Audio: Queridos hermanos y hermanas, ¡buenos días!
Ayer hemos celebrado la Solemnidad de Todos los Santos y hoy la liturgia nos invita a conmemorar a los fieles difuntos. Estas dos solemnidades están íntimamente vinculadas entre ellas, así como la alegría y las lágrimas encuentran en Jesucristo una síntesis que es fundamento de nuestra fe y de nuestra esperanza. Por una parte, en efecto, la Iglesia, peregrina en la historia se alegra por la intercesión de los Santos y de los Beatos que la sostienen en la misión de anunciar el Evangelio; por otra, ella, como Jesús, comparte el llanto de quien sufre la separación de las personas queridas y, como Él y gracias a Él hace resonar el agradecimiento al Padre que nos ha liberado del dominio del pecado y de la muerte.
Entre ayer y hoy tantos visitan el cementerio que, como dice esta misma palabra, es “lugar de reposo”, en espera del despertar final. ¡Es bello pensar que será Jesús mismo a despertanos! Jesús mismo ha revelado que la muerte del cuerpo es como un sueño del cual Él nos despierta. Con esta fe nos detenemos, también espiritualmente, ante las tumbas de nuestros seres queridos, de cuantos nos han querido y nos han hecho el bien.
Pero hoy estamos llamados a recordar a todos, también aquellos que nadie recuerda. Recordemos a las víctimas de las guerras y de las violencias, a tantos “pequeños” del mundo aplastados por el hambre y por la miseria. Recordemos a los anónimos que reposan en el osario común. Recordemos a los hermanos y las hermanas asesinados por ser cristianos; y a cuantos han sacrificado su vida por servir a los demás. Confiemos al Señor especialmente a cuantos nos han dejado en el curso de este último año.

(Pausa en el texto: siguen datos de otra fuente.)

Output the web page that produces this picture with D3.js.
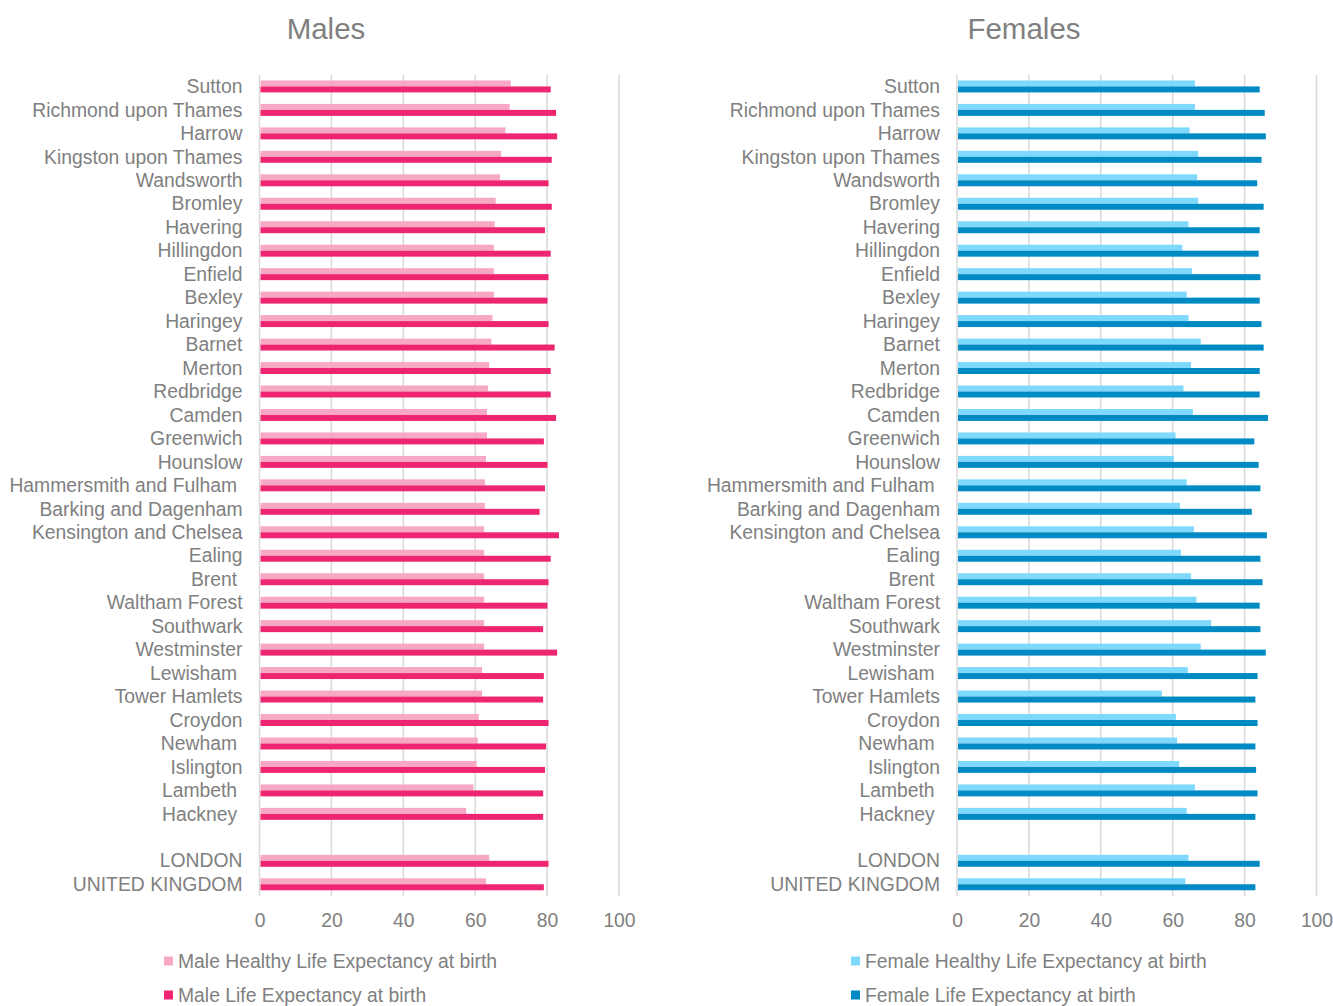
<!DOCTYPE html>
<html>
<head>
<meta charset="utf-8">
<script src="https://cdn.jsdelivr.net/npm/d3@7"></script>
<style>
  html, body { margin: 0; padding: 0; background: #fff; }
  svg { display: block; }
  text { font-family: "Liberation Sans", Arial, sans-serif; }
</style>
</head>
<body>
<svg id="chart" width="1333" height="1006"></svg>
<script>
// ---- Data ----
const categories = [
  "Sutton", "Richmond upon Thames", "Harrow", "Kingston upon Thames", "Wandsworth",
  "Bromley", "Havering", "Hillingdon", "Enfield", "Bexley", "Haringey", "Barnet",
  "Merton", "Redbridge", "Camden", "Greenwich", "Hounslow", "Hammersmith and Fulham ",
  "Barking and Dagenham", "Kensington and Chelsea", "Ealing", "Brent ", "Waltham Forest",
  "Southwark", "Westminster", "Lewisham ", "Tower Hamlets", "Croydon", "Newham ",
  "Islington", "Lambeth ", "Hackney ", "", "LONDON", "UNITED KINGDOM"
];

const maleHealthy = [
  69.9, 69.6, 68.4, 67.2, 66.9, 65.7, 65.4, 65.2, 65.2, 65.2, 64.8, 64.5,
  63.9, 63.6, 63.3, 63.3, 63.0, 62.7, 62.7, 62.5, 62.5, 62.5, 62.5,
  62.5, 62.5, 61.9, 61.9, 61.0, 60.7, 60.4, 59.5, 57.5, null, 63.9, 63.0
];
const maleLife = [
  81.0, 82.5, 82.8, 81.3, 80.4, 81.3, 79.4, 81.0, 80.4, 80.1, 80.4, 82.1,
  81.0, 81.0, 82.5, 79.1, 80.1, 79.4, 77.9, 83.3, 81.0, 80.4, 80.1,
  78.9, 82.8, 79.1, 78.9, 80.4, 79.7, 79.4, 78.9, 78.9, null, 80.4, 79.1
];
const femaleHealthy = [
  66.2, 66.2, 64.7, 67.1, 66.8, 67.1, 64.4, 62.7, 65.4, 63.9, 64.4, 67.8,
  65.1, 63.0, 65.6, 60.8, 60.3, 63.9, 62.0, 65.9, 62.3, 65.1, 66.6,
  70.7, 67.8, 64.2, 57.0, 60.9, 61.2, 61.8, 66.2, 63.9, null, 64.4, 63.5
];
const femaleLife = [
  84.2, 85.6, 85.9, 84.7, 83.5, 85.3, 84.2, 83.9, 84.4, 84.2, 84.7, 85.3,
  84.2, 84.2, 86.5, 82.7, 83.9, 84.4, 82.0, 86.2, 84.4, 85.0, 84.2,
  84.4, 85.9, 83.6, 83.0, 83.6, 83.0, 83.2, 83.6, 83.0, null, 84.2, 83.0
];
const xTicks = [0, 20, 40, 60, 80, 100];
const panelTitles = ["Males", "Females"];
const seriesNames = [
  ["Male Healthy Life Expectancy at birth", "Male Life Expectancy at birth"],
  ["Female Healthy Life Expectancy at birth", "Female Life Expectancy at birth"]
];

// ---- Styles ----
const colors = [["#F7A8C5", "#EE2570"], ["#7FD9FC", "#008AC3"]];
const textColor = "#808080";
const gridColor = "#D9D9D9";
const fontSize = "19.33px";

const svg = d3.select("#chart");

const panels = [
  { x0: 259.5, x1: 619, titleX: 326, legendX: 164, healthy: maleHealthy, life: maleLife },
  { x0: 957, x1: 1316.5, titleX: 1024, legendX: 851, healthy: femaleHealthy, life: femaleLife }
];
const yTop = 74.7, yBottom = 896;

const idx = d3.range(categories.length);
const y = d3.scaleBand().domain(idx).range([yTop, yBottom]).paddingInner(0.49).paddingOuter(0.245);
const ySub = d3.scaleBand().domain([0, 1]).range([0, y.bandwidth()]);

panels.forEach((p, pi) => {
  const x = d3.scaleLinear().domain([0, 100]).range([p.x0, p.x1]);
  const g = svg.append("g");

  // Title
  g.append("text")
    .attr("x", p.titleX).attr("y", 39)
    .attr("text-anchor", "middle")
    .attr("fill", textColor)
    .style("font-size", "29.5px")
    .text(panelTitles[pi]);

  // Gridlines
  g.append("g").selectAll("line").data(xTicks).join("line")
    .attr("x1", d => x(d)).attr("x2", d => x(d))
    .attr("y1", yTop).attr("y2", yBottom)
    .attr("stroke", gridColor).attr("stroke-width", 1.5);

  // X axis labels
  const xAxis = d3.axisBottom(x).tickValues(xTicks).tickSize(0).tickPadding(0);
  const xg = g.append("g").attr("transform", `translate(0,${yBottom + 17})`).call(xAxis);
  xg.select(".domain").remove();
  xg.selectAll("text").attr("fill", textColor).style("font-size", fontSize)
    .style("font-family", '"Liberation Sans", Arial, sans-serif');

  // Y axis labels
  const yAxis = d3.axisLeft(y).tickSize(0).tickPadding(0).tickFormat(i => categories[i]);
  const yg = g.append("g").attr("transform", `translate(${p.x0 - 17},0.5)`).call(yAxis);
  yg.select(".domain").remove();
  yg.selectAll("text").attr("fill", textColor).style("font-size", fontSize)
    .style("white-space", "pre").attr("xml:space", "preserve")
    .style("font-family", '"Liberation Sans", Arial, sans-serif');

  // Bars
  [p.healthy, p.life].forEach((vals, si) => {
    g.append("g").selectAll("rect")
      .data(idx.filter(i => vals[i] != null))
      .join("rect")
      .attr("x", x(0) + 1)
      .attr("y", i => y(i) + ySub(si))
      .attr("width", i => x(vals[i]) - x(0) - 1)
      .attr("height", ySub.bandwidth())
      .attr("fill", colors[pi][si]);
  });

  // Legend
  const lg = g.append("g");
  seriesNames[pi].forEach((name, si) => {
    const ly = 961 + si * 34;
    lg.append("rect").attr("x", p.legendX).attr("y", ly - 4.5).attr("width", 9).attr("height", 9)
      .attr("fill", colors[pi][si]);
    lg.append("text").attr("x", p.legendX + 14).attr("y", ly + 7)
      .attr("fill", textColor).style("font-size", fontSize).text(name);
  });
});
</script>
</body>
</html>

La tradición de la Iglesia ha exhortado siempre a rezar por los difuntos, en particular, ofreciendo por ellos la Celebración Eucarística: esa es la mejor ayuda espiritual que nosotros podemos dar a sus ánimas, particularmente a aquellas más abandonadas. El fundamento de la oración de sufragio se encuentra en la comunión del Cuerpo Místico. Como ratifica el Concilio Vaticano II, “la Iglesia peregrinante sobre la tierra, bien consciente de esta comunión de todo el Cuerpo Místico de nuestro Señor Jesucristo, hasta los primeros tiempos de la religión cristiana, ha cultivado con gran piedad la memoria de los difuntos” (Lumen Gentium, 50).

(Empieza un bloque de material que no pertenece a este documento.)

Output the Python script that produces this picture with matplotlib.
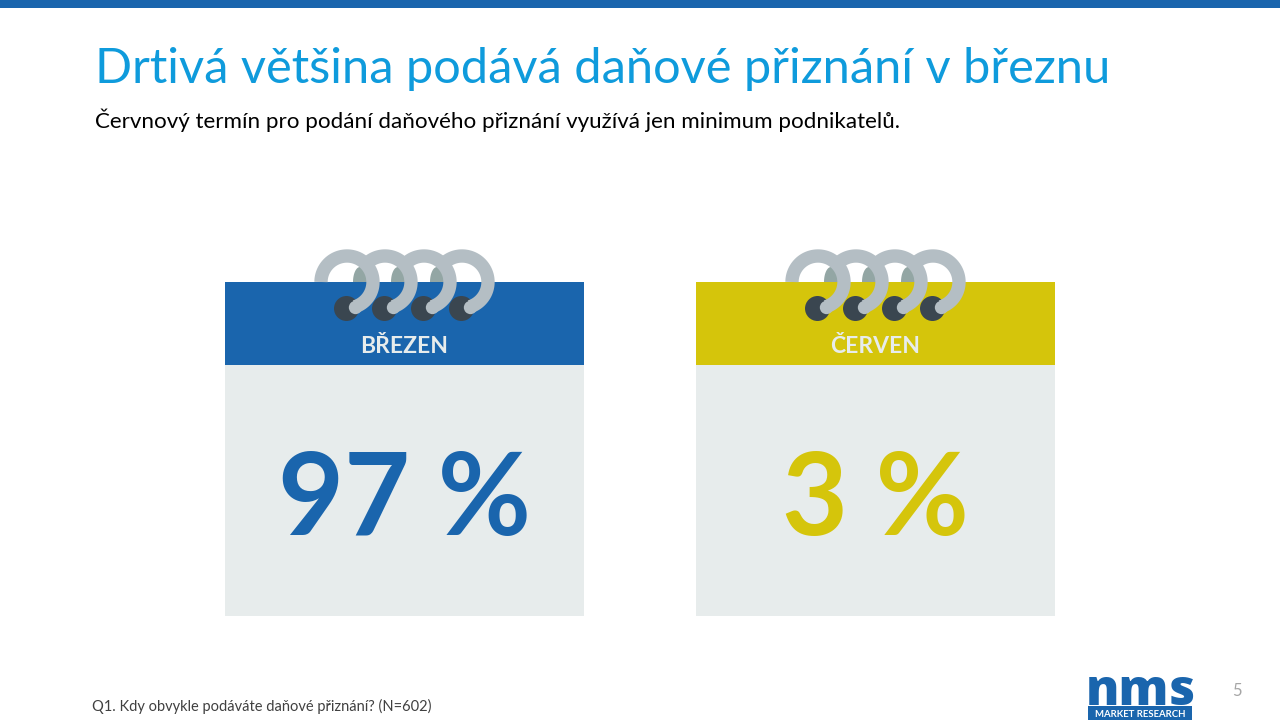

El recuerdo de los difuntos, el cuidado de los sepulcros y los sufragios, son testimonio de una confiada esperanza, radicada en la certeza de que la muerte no es la última palabra sobre el destino humano, porque el hombre está destinado a una vida sin límites, que tiene su raíz y su cumplimiento en Dios.

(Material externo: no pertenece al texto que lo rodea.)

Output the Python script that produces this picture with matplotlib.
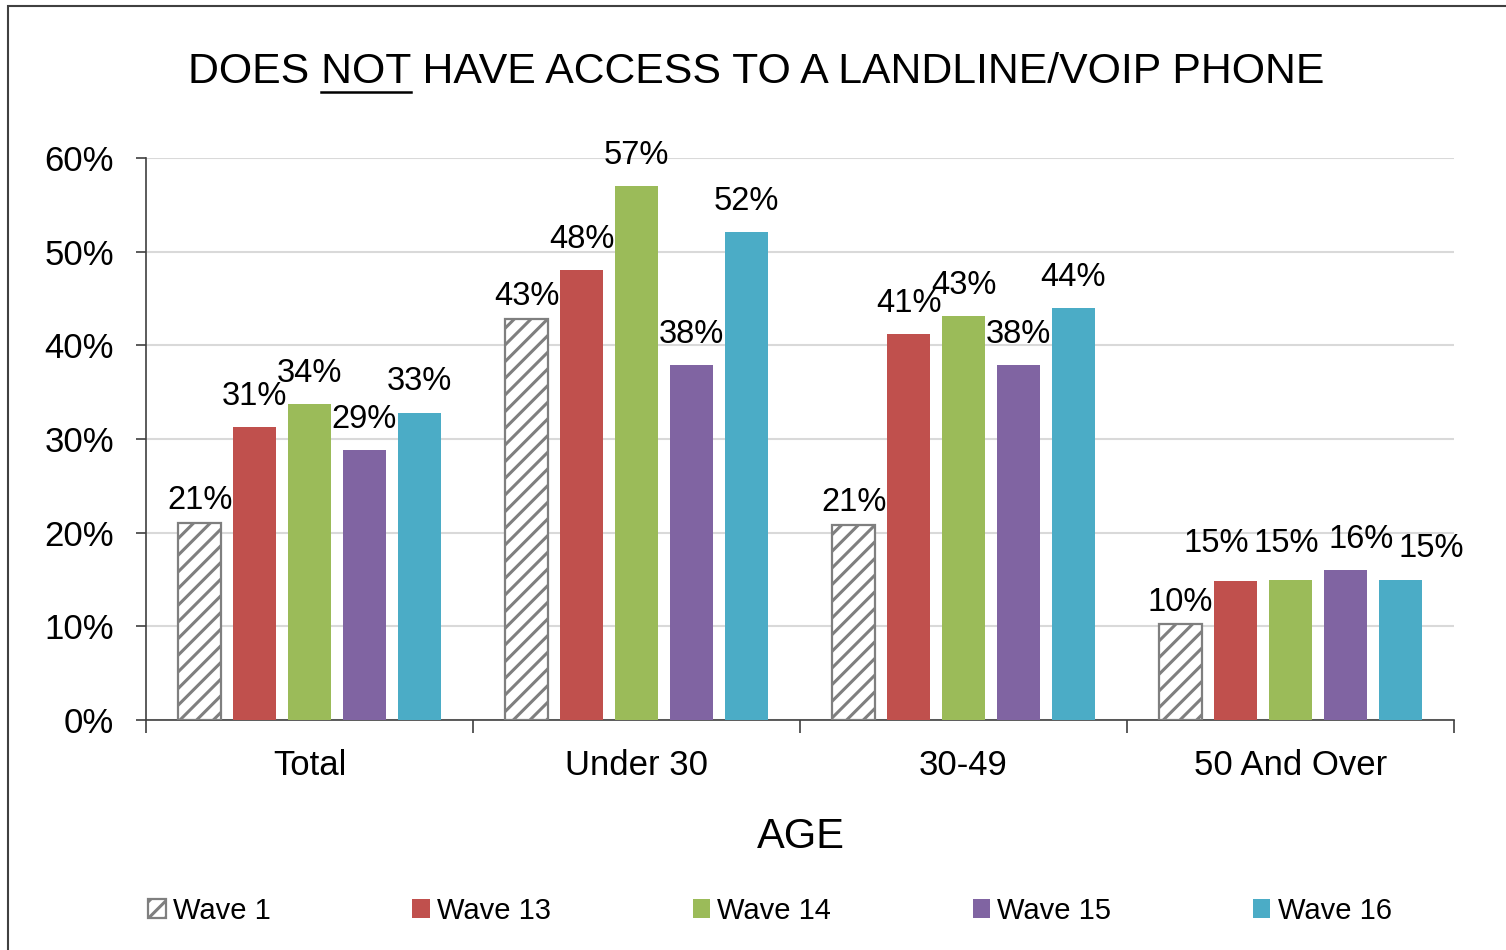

A Dios dirigimos esta oración: “Dios de infinita misericordia, confiamos a tu inmensa bondad a cuantos han dejado este mundo por la eternidad, donde tu esperas a la humanidad entera, redimida por la sangre preciosa de Cristo, tu Hijo, muerto en rescate de nuestros pecados. No mires, Señor, las tantas pobrezas, miserias y debilidades humanas, cuando nos presentaremos ante tu tribunal, para ser juzgados por la felicidad o la condena. Dirige hacia nosotros tu mirada piadosa, que nace de la ternura de tu corazón y ayúdanos a caminar en el camino de una completa purificación. Ninguno de tus hijos se pierda en el fuego eterno del infierno, donde no puede haber más arrepentimiento. Te encomendamos Señor las almas de nuestros seres queridos, de las personas que han muerto sin el consuelo sacramental o no han podido arrepentirse ni siquiera al final de su vida. Que nadie tenga temor de encontrarte a Ti, después de la peregrinación terrenal, en la esperanza de ser acogido en los brazos de tu infinita misericordia. Que la hermana muerte corporal nos encuentre vigilantes en la oración y llenos de todo bien cumplido en el curso de nuestra breve o larga existencia. Señor, que nada nos aleje de Ti en esta tierra, sino que todo y todos nos sostengan en el ardiente anhelo de reposar serena y eternamente en Ti. Amén.” (P. Antonio Rungi, pasionista, Oración de los difuntos).
Con esta fe en el destino supremo del hombre, nos dirigimos ahora a la Virgen, que ha sufrido bajo la Cruz el drama de la muerte de Cristo y ha participado después en la alegría de su resurrección. Nos ayude Ella, Puerta del cielo, a comprender siempre más el valor de la oración de sufragio por los difuntos. Nos sostenga en la cotidiana peregrinación sobre la tierra y nos ayude a no perder jamás de vista la meta última de la vida que es el Paraíso. Y con esta esperanza que no nos defrauda jamás, ¡sigamos adelante!